***** GIVEN DATA *****

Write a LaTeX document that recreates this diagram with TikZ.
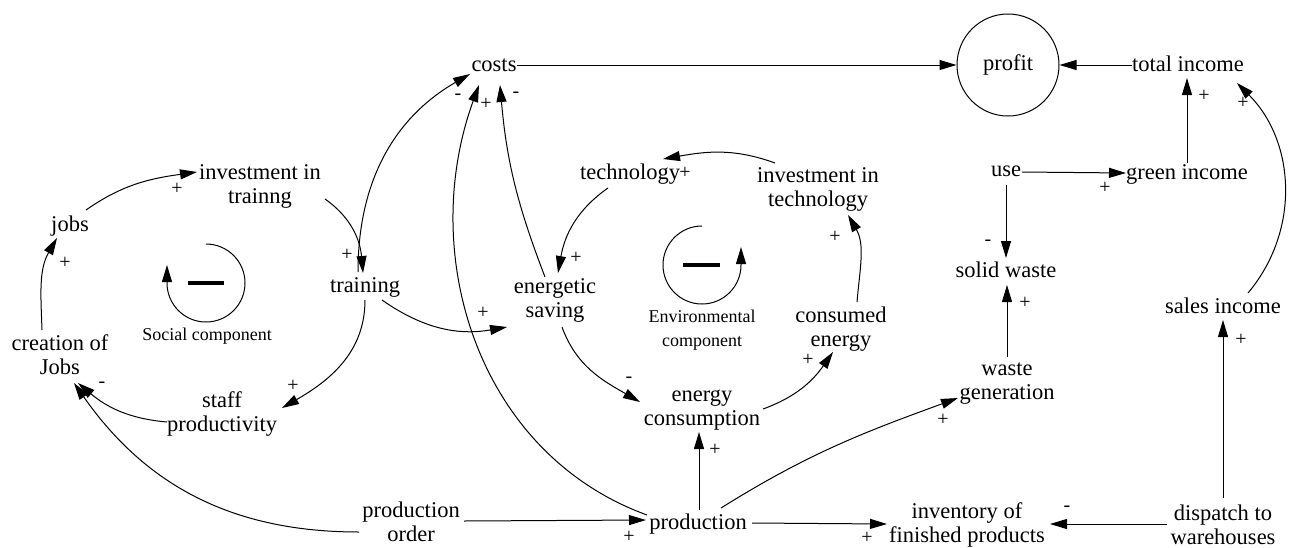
\documentclass[tikz,border=0pt]{standalone}
\usepackage{fontspec}
\setmainfont{Liberation Serif}
\usetikzlibrary{arrows.meta,calc}
\begin{document}
\begin{tikzpicture}[x=0.5pt,y=0.5pt,
  v/.style={font=\fontsize{11.25}{12}\selectfont, align=center, inner sep=0pt},
  v1/.style={v, text height=0.7em, text depth=0.24em},
  sg/.style={font=\fontsize{10}{12}\selectfont, inner sep=0pt},
  lk/.style={draw, line width=0.5pt, -{Triangle[length=8.5pt,width=5pt]}},
  lbl/.style={font=\fontsize{9}{12}\selectfont, align=center, inner sep=0pt},
  minus/.style={line width=1.6pt}]
\useasboundingbox (0,0) rectangle (1307,-547);
\clip (0,0) rectangle (1307,-547);
% nodes
\node[v1] (jobs) at (70,-227) {jobs};
\node[v] (invTrain) at (260,-186) {investment in\\trainng};
\node[v1] (training) at (365,-288) {training};
\node[v] (creation) at (60,-355) {creation of\\Jobs};
\node[v] (staff) at (222,-414) {staff\\productivity};
\node[v1] (costs) at (494,-67) {costs};
\node[v, draw, circle, line width=0.5pt, minimum size=51pt] (profit) at (1008,-65) {profit};
\node[v1] (totalIncome) at (1188,-67) {total income};
\node[v1] (technology) at (630,-175) {technology};
\node[v] (invTech) at (818,-189) {investment in\\technology};
\node[v] (saving) at (555,-300) {energetic\\saving};
\node[v] (econs) at (702,-410) {energy\\consumption};
\node[v] (consumed) at (841,-329) {consumed\\energy};
\node[v1] (use) at (1006,-172) {use};
\node[v1] (green) at (1187,-175) {green income};
\node[v1] (solid) at (1006,-273) {solid waste};
\node[v] (wastegen) at (1007,-384) {waste\\generation};
\node[v1] (sales) at (1223,-309) {sales income};
\node[v] (dispatch) at (1223,-525) {dispatch to\\warehouses};
\node[v] (inventory) at (967,-525) {inventory of\\finished products};
\node[v1] (production) at (698,-525) {production};
\node[v] (order) at (411,-522) {production\\order};
% connectors
\draw[lk] ($(jobs)+(16,17)$) to[out=35,in=188] ($(invTrain)+(-63,14)$);
\draw[lk] ($(creation)+(-18,25)$) to[out=92,in=240] ($(jobs)+(-13,-11)$);
\draw[lk] ($(invTrain)+(65,-13)$) to[out=-35,in=95] ($(training)+(-2,15)$);
\draw[lk] ($(training)+(0,-12)$) to[out=-90,in=30] ($(staff)+(60,6)$);
\draw[lk] ($(staff)+(-55,-8)$) to[out=175,in=-40] ($(creation)+(18,-28)$);
\draw[lk] ($(order)+(-52,-10)$) to[out=180,in=-55] ($(creation)+(14,-28)$);
\draw[lk] ($(order)+(53,1)$) -- ($(production)+(-52,5)$);
\draw[lk] ($(training)+(-7,16)$) to[out=90,in=210] ($(costs)+(-24,-7)$);
\draw[lk] ($(production)+(-51,10)$) to[out=160,in=250] ($(costs)+(-15,-18)$);
\draw[lk] ($(saving)+(-10,23)$) to[out=111,in=-85] ($(costs)+(6,-18)$);
\draw[lk] ($(technology)+(-22,-13)$) to[out=215,in=80] ($(saving)+(3,27)$);
\draw[lk] ($(training)+(17,-12)$) to[out=-35,in=190] ($(saving)+(-48,-27)$);
\draw[lk] ($(saving)+(7,-27)$) to[out=-70,in=150] ($(econs)+(-62,8)$);
\draw[lk] ($(econs)+(61,1)$) to[out=20,in=235] ($(consumed)+(-8,-23)$);
\draw[lk] ($(consumed)+(16,27)$) to[out=85,in=-60] ($(invTech)+(30,-26)$);
\draw[lk] ($(invTech)+(-43,26)$) to[out=160,in=10] ($(technology)+(33,16)$);
\draw[lk] ($(production)+(1,15)$) -- ($(econs)+(-3,-22)$);
\draw[lk] ($(production)+(23,17)$) to[out=32,in=200] ($(wastegen)+(-49,-14)$);
\draw[lk] ($(production)+(54,2)$) -- ($(inventory)+(-80,1)$);
\draw[lk] ($(dispatch)+(-56,1)$) -- ($(inventory)+(83,1)$);
\draw[lk] ($(dispatch)+(0,27)$) -- ($(sales)+(0,-11)$);
\draw[lk] ($(sales)+(25,16)$) to[out=50,in=-45] ($(totalIncome)+(49,-16)$);
\draw[lk] ($(wastegen)+(0,27)$) -- ($(solid)+(1,-12)$);
\draw[lk] ($(use)+(0,-13)$) -- ($(solid)+(0,15)$);
\draw[lk] ($(use)+(16,0)$) -- ($(green)+(-61,2)$);
\draw[lk] ($(green)+(0,12)$) -- ($(totalIncome)+(-1,-11)$);
\draw[lk] ($(totalIncome)+(-56,2)$) -- (profit.east);
\draw[lk] ($(costs)+(23,2)$) -- (profit.west);
% loops
\draw[lk] (206,-244) arc[start angle=90, end angle=-180, radius=39] -- ++(0,18);
\draw[minus] (188,-283) -- (224,-283);
\node[lbl] (socialLbl) at (207,-336) {Social component};
\draw[lk] (702,-226) arc[start angle=90, end angle=360, radius=39] -- ++(0,18);
\draw[minus] (683,-265) -- (720,-265);
\node[lbl] (envLbl) at (702,-330) {Environmental\\component};
% signs
\node[sg] at (177,-189) {+};
\node[sg] at (65,-263) {+};
\node[sg] at (347,-255) {+};
\node[sg] at (293,-386) {+};
\node[sg] at (102,-385) {-};
\node[sg] at (458,-97) {-};
\node[sg] at (486,-104) {+};
\node[sg] at (516,-95) {-};
\node[sg] at (685,-173) {+};
\node[sg] at (576,-258) {+};
\node[sg] at (483,-313) {+};
\node[sg] at (629,-380) {-};
\node[sg] at (808,-360) {+};
\node[sg] at (835,-237) {+};
\node[sg] at (715,-450) {+};
\node[sg] at (943,-420) {+};
\node[sg] at (867,-538) {+};
\node[sg] at (629,-537) {+};
\node[sg] at (1025,-303) {+};
\node[sg] at (988,-243) {-};
\node[sg] at (1105,-188) {+};
\node[sg] at (1204,-96) {+};
\node[sg] at (1243,-103) {+};
\node[sg] at (1241,-340) {+};
\node[sg] at (1067,-509) {-};
\end{tikzpicture}
\end{document}
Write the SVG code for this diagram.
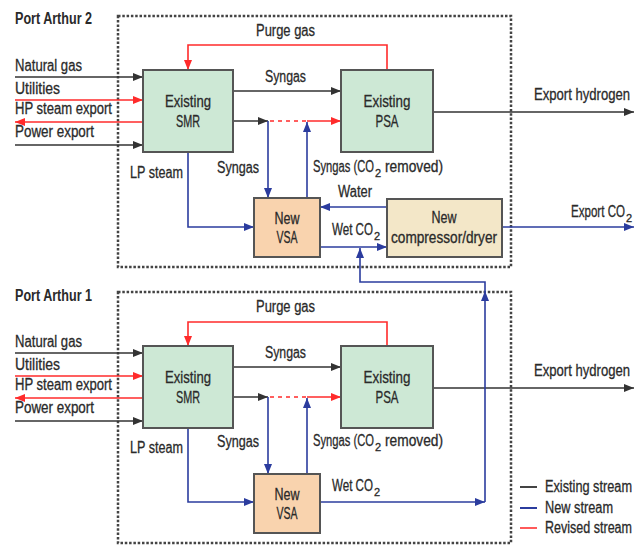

*****

REQUIREMENT: Make an exact copy of the whole listing, but don't bring over any pictures.

FINISHED TASK:
Write a LaTeX document that recreates this diagram with TikZ.
\documentclass[tikz,border=0pt]{standalone}
\usepackage{fontspec}
\setmainfont{Liberation Serif}
\usetikzlibrary{arrows.meta,calc}
\begin{document}
\begin{tikzpicture}[x=0.5pt,y=0.5pt,
  v/.style={font=\fontsize{11.25}{12}\selectfont, align=center, inner sep=0pt},
  v1/.style={v, text height=0.7em, text depth=0.24em},
  sg/.style={font=\fontsize{10}{12}\selectfont, inner sep=0pt},
  lk/.style={draw, line width=0.5pt, -{Triangle[length=8.5pt,width=5pt]}},
  lbl/.style={font=\fontsize{9}{12}\selectfont, align=center, inner sep=0pt},
  minus/.style={line width=1.6pt}]
\useasboundingbox (0,0) rectangle (1307,-547);
\clip (0,0) rectangle (1307,-547);
% nodes
\node[v1] (jobs) at (70,-227) {jobs};
\node[v] (invTrain) at (260,-186) {investment in\\trainng};
\node[v1] (training) at (365,-288) {training};
\node[v] (creation) at (60,-355) {creation of\\Jobs};
\node[v] (staff) at (222,-414) {staff\\productivity};
\node[v1] (costs) at (494,-67) {costs};
\node[v, draw, circle, line width=0.5pt, minimum size=51pt] (profit) at (1008,-65) {profit};
\node[v1] (totalIncome) at (1188,-67) {total income};
\node[v1] (technology) at (630,-175) {technology};
\node[v] (invTech) at (818,-189) {investment in\\technology};
\node[v] (saving) at (555,-300) {energetic\\saving};
\node[v] (econs) at (702,-410) {energy\\consumption};
\node[v] (consumed) at (841,-329) {consumed\\energy};
\node[v1] (use) at (1006,-172) {use};
\node[v1] (green) at (1187,-175) {green income};
\node[v1] (solid) at (1006,-273) {solid waste};
\node[v] (wastegen) at (1007,-384) {waste\\generation};
\node[v1] (sales) at (1223,-309) {sales income};
\node[v] (dispatch) at (1223,-525) {dispatch to\\warehouses};
\node[v] (inventory) at (967,-525) {inventory of\\finished products};
\node[v1] (production) at (698,-525) {production};
\node[v] (order) at (411,-522) {production\\order};
% connectors
\draw[lk] ($(jobs)+(16,17)$) to[out=35,in=188] ($(invTrain)+(-63,14)$);
\draw[lk] ($(creation)+(-18,25)$) to[out=92,in=240] ($(jobs)+(-13,-11)$);
\draw[lk] ($(invTrain)+(65,-13)$) to[out=-35,in=95] ($(training)+(-2,15)$);
\draw[lk] ($(training)+(0,-12)$) to[out=-90,in=30] ($(staff)+(60,6)$);
\draw[lk] ($(staff)+(-55,-8)$) to[out=175,in=-40] ($(creation)+(18,-28)$);
\draw[lk] ($(order)+(-52,-10)$) to[out=180,in=-55] ($(creation)+(14,-28)$);
\draw[lk] ($(order)+(53,1)$) -- ($(production)+(-52,5)$);
\draw[lk] ($(training)+(-7,16)$) to[out=90,in=210] ($(costs)+(-24,-7)$);
\draw[lk] ($(production)+(-51,10)$) to[out=160,in=250] ($(costs)+(-15,-18)$);
\draw[lk] ($(saving)+(-10,23)$) to[out=111,in=-85] ($(costs)+(6,-18)$);
\draw[lk] ($(technology)+(-22,-13)$) to[out=215,in=80] ($(saving)+(3,27)$);
\draw[lk] ($(training)+(17,-12)$) to[out=-35,in=190] ($(saving)+(-48,-27)$);
\draw[lk] ($(saving)+(7,-27)$) to[out=-70,in=150] ($(econs)+(-62,8)$);
\draw[lk] ($(econs)+(61,1)$) to[out=20,in=235] ($(consumed)+(-8,-23)$);
\draw[lk] ($(consumed)+(16,27)$) to[out=85,in=-60] ($(invTech)+(30,-26)$);
\draw[lk] ($(invTech)+(-43,26)$) to[out=160,in=10] ($(technology)+(33,16)$);
\draw[lk] ($(production)+(1,15)$) -- ($(econs)+(-3,-22)$);
\draw[lk] ($(production)+(23,17)$) to[out=32,in=200] ($(wastegen)+(-49,-14)$);
\draw[lk] ($(production)+(54,2)$) -- ($(inventory)+(-80,1)$);
\draw[lk] ($(dispatch)+(-56,1)$) -- ($(inventory)+(83,1)$);
\draw[lk] ($(dispatch)+(0,27)$) -- ($(sales)+(0,-11)$);
\draw[lk] ($(sales)+(25,16)$) to[out=50,in=-45] ($(totalIncome)+(49,-16)$);
\draw[lk] ($(wastegen)+(0,27)$) -- ($(solid)+(1,-12)$);
\draw[lk] ($(use)+(0,-13)$) -- ($(solid)+(0,15)$);
\draw[lk] ($(use)+(16,0)$) -- ($(green)+(-61,2)$);
\draw[lk] ($(green)+(0,12)$) -- ($(totalIncome)+(-1,-11)$);
\draw[lk] ($(totalIncome)+(-56,2)$) -- (profit.east);
\draw[lk] ($(costs)+(23,2)$) -- (profit.west);
% loops
\draw[lk] (206,-244) arc[start angle=90, end angle=-180, radius=39] -- ++(0,18);
\draw[minus] (188,-283) -- (224,-283);
\node[lbl] (socialLbl) at (207,-336) {Social component};
\draw[lk] (702,-226) arc[start angle=90, end angle=360, radius=39] -- ++(0,18);
\draw[minus] (683,-265) -- (720,-265);
\node[lbl] (envLbl) at (702,-330) {Environmental\\component};
% signs
\node[sg] at (177,-189) {+};
\node[sg] at (65,-263) {+};
\node[sg] at (347,-255) {+};
\node[sg] at (293,-386) {+};
\node[sg] at (102,-385) {-};
\node[sg] at (458,-97) {-};
\node[sg] at (486,-104) {+};
\node[sg] at (516,-95) {-};
\node[sg] at (685,-173) {+};
\node[sg] at (576,-258) {+};
\node[sg] at (483,-313) {+};
\node[sg] at (629,-380) {-};
\node[sg] at (808,-360) {+};
\node[sg] at (835,-237) {+};
\node[sg] at (715,-450) {+};
\node[sg] at (943,-420) {+};
\node[sg] at (867,-538) {+};
\node[sg] at (629,-537) {+};
\node[sg] at (1025,-303) {+};
\node[sg] at (988,-243) {-};
\node[sg] at (1105,-188) {+};
\node[sg] at (1204,-96) {+};
\node[sg] at (1243,-103) {+};
\node[sg] at (1241,-340) {+};
\node[sg] at (1067,-509) {-};
\end{tikzpicture}
\end{document}
Write the SVG code for this diagram.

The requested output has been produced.